Necesssary no....recommended yes. I am still running the stock fuel pump on ym Rb20. I have a walbro, I am just to lazy to install it. What do you mean by Intake kit???


----------



## chwwilliam (Jul 22, 2003)

like the air filter i guess, i cost like $140


----------



## nx2000 (Jan 24, 2003)

Shit I slapped an ebay special on my RB20 with an ebay special 300zx MAF adapter.....LOL No that is not a requirement. But nice.


----------



## TheVodKA (Sep 19, 2002)

http://srswap.com/faq2.htm

Need I say more? You can ghettosize things if you want, but this are the recommended mods


----------



## nx2000 (Jan 24, 2003)

well...that is a shop (a respected one no doubt) but none theless is trying to make money. This guy not gettign a new downpipe is not ghetto. And my air filter and adapter is not ghettoo...just cheap. Its a damn filter. I am sure an HKS filter does not add that much HP for the money they want for a filter. And a fule pmp is not a necessity right after the swap. You can drive just fine. Sure it is a good thing to do, but not a requirement


----------



## chwwilliam (Jul 22, 2003)

thanks man, your advice helps a lot


----------



## vsp3c (May 15, 2003)

i believe i made a list in my sticky.. guess nobody reads it..


----------



## drift240sxdragqueen (Oct 23, 2002)

vsp3c said:


> *i believe i made a list in my sticky.. guess nobody reads it..  *


that is correct


----------



## HondaHater (Aug 27, 2003)

2.2 stroker kit?


----------



## BlueBOB (Jan 29, 2003)

vsp3c said:


> *i believe i made a list in my sticky.. guess nobody reads it..  *


what's a sticky...?


----------



## drift240sxdragqueen (Oct 23, 2002)

BlueBOB said:


> *what's a sticky...?
> 
> 
> 
> ...


LOL


----------



## Joel (Jun 11, 2003)

1. full 3" exhaust from turbo back
2. Some form of boost control.

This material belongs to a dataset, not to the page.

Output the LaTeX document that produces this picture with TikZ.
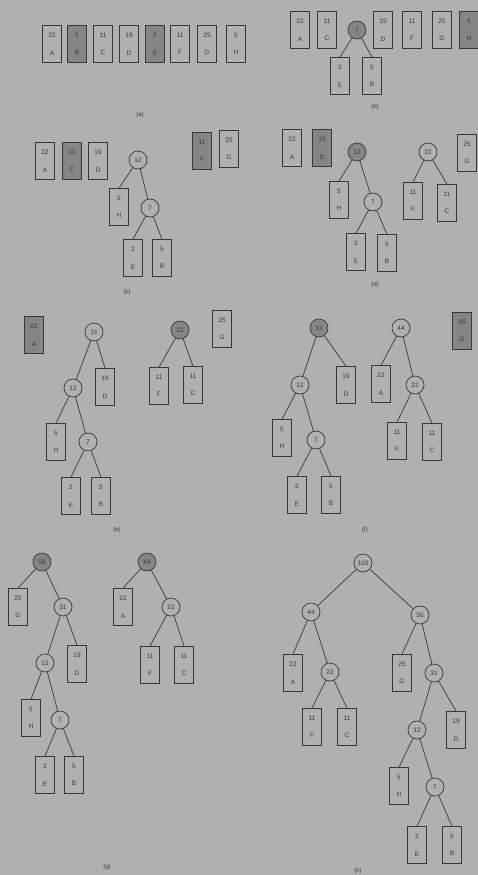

Bleed valve if you are on a budget
3. Pod filter to get rid of the massive air box
4. Front mount intercooler.

This should give you around 190-230 HP at the wheels @14psi with stock turbo depending on engine condition.


----------



## chwwilliam (Jul 22, 2003)

you prefer a maunal boost control or a electronic boost control?


----------



## nx2000 (Jan 24, 2003)

Manual boost controllers are okay. Just be prepared for boost spikes. I dont know if the high end MBC's have boost spikes, but if you are going to get a 70-100 manula boost controller, you may as well save a few more bucks and get a EBC. I got a cheap ass ebay special MBC and ddecided against installing for several reasons. 1) I wanted a EBC, 2)boost spikes and 3)well I was just too lazy to do it...lol


----------



## vsp3c (May 15, 2003)

BlueBOB said:


> *what's a sticky...?
> 
> 
> 
> ...


----------